Publish Date

Mar 23, 2021

American Rescue Plan Act Provides COBRA and Dependent Care Relief

A&M Tax Advisor Weekly

On March 11, 2021, President Biden signed into law the American Rescue Plan Act of 2021 (“Rescue Plan”). The Rescue Plan contains numerous provisions to help alleviate the impact of the COVID-19 pandemic on individuals and businesses. This article highlights a few provisions affecting employer-provided benefits, which may be of interest to individuals and employers alike, including:

COBRA Relief to Address Loss of Coverage
Increased Limit for Dependent Care Assistance
COBRA Relief to Address Loss of Coverage

The Problem

The pandemic has had a substantial impact on the ability of certain individuals to maintain medical coverage. The typical scenario involves a layoff or reduction in hours that results in loss of group health plan coverage. Throughout the pandemic, these situations have been widespread.

In many cases, the individual losing coverage in this manner would have insufficient alternative income to purchase continuation coverage under the Consolidated Omnibus Budget Reconciliation Act (“COBRA”). Because COBRA coverage is not employer-subsidized, the cost of such insurance is significantly higher than many individuals can afford, especially when their eligibility for COBRA was caused by a loss of coverage due to layoff or reduction in hours.

The Solution

The Rescue Plan contains provisions intended to restore coverage for individuals who found themselves in this situation. Specifically, it provides a 100% subsidy for COBRA premiums for periods of coverage beginning April 1, 2021 and ending September 30, 2021. The Rescue Plan also allows individuals who lost coverage due to a layoff or reduction in hours, but who did not elect or maintain their COBRA coverage, to re-enroll for coverage in their employer’s plan under COBRA, so long as they would still be eligible for continued coverage had they elected it. The subsidy provided under the Rescue Plan ends on September 30, 2021.

A&M Insight: Employers are required to provide notices to all individuals in this category, explaining the renewed election period. Eligible individuals have 60 days following receipt of the notice to elect COBRA, with coverage effective as of the first period of coverage commencing on or after April 1, 2021.

Duration of Relief

Coverage may not extend beyond the maximum coverage period that would have applied based on the original qualifying event—in most cases, this would be 18 months following loss of coverage due to layoff. In connection with the offer of coverage, employers must also permit eligible individuals to elect different coverage than the coverage for which the individual was enrolled at the time coverage was lost, provided the alternative coverage has a premium less than the premium applicable to the coverage option in which they were previously enrolled.

A&M Insight: The effect of these provisions of the Rescue Plan is that individuals who previously lost coverage due to layoff may now receive COBRA coverage at no cost for the period April 1, 2021 through September 30, 2021.

Employer Reimbursement

To reimburse employers for the cost of subsidized coverage provided under this provision, the Rescue Plan provides for a refundable tax credit against the employer’s Medicare payroll tax obligations, equal to the aggregate COBRA premium amounts not paid by the individuals receiving the subsidy.

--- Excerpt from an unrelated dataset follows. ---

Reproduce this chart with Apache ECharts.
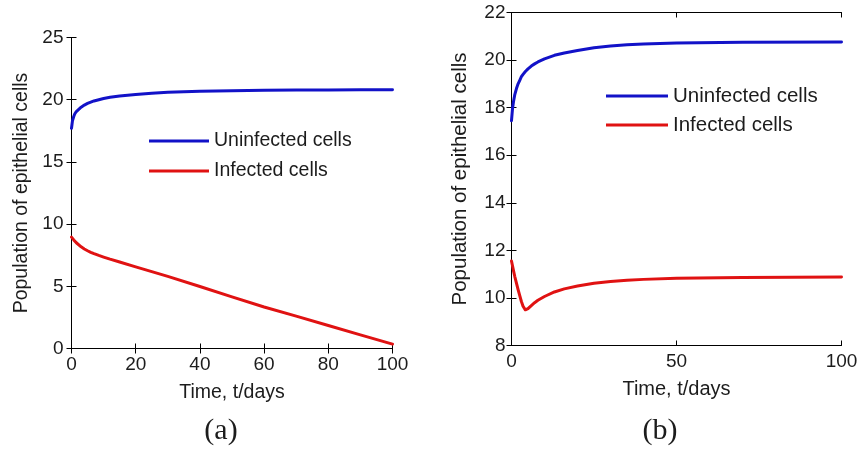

A&M Insight: Employers should familiarize themselves of these new provisions and ensure that whoever administers their COBRA coverage is compliant, as employers may be subject to a penalty of $250 per violation for failure to provide the required notices.

Increased Limit for Dependent Care Assistance

In addition to the COBRA subsidy provisions, the Rescue Plan also increased the limits applicable to dependent care assistance provided under section 129 of the Internal Revenue Code. Under section 129, employers may make dependent care available to employees on a tax-free basis, up to specified limits. Typically, dependent care benefits of this type are funded through pre-tax employee payroll deductions under a cafeteria plan. However, it is important to remember that the annual limit applies regardless of whether the benefits are funded by the employee or the employer.

Under prior law, the annual limit applicable to excludable dependent care expenses was $5,000 (or $2,500 for married individuals filing separately). For 2021 only, this limit is increased to $10,500 (or $5,250 for individuals who are married filing separately). This is a welcome change for those who have expanded needs for childcare due to the impact of the pandemic.

Although this change may be implemented immediately, employers are required to adopt amendments to their dependent care and cafeteria plans that are retroactive to the date of implementation. The deadline for adopting amendments to plans for 2021 is December 31, 2021. Thus, employers who allow their employees to take advantage of this increase should ensure compliance by amending their dependent care and cafeteria plans in a timely manner.

A&M Tax Says

The Rescue Plan provides welcome relief for employers and employees impacted by the COVID-19 pandemic, adding new and expanding existing programs to minimize the adverse effects of the pandemic. However, employers should ensure that they stay apprised of emerging compliance issues with respect to the new and expanded programs. If you have questions or need assistance, your A&M professional is here to help.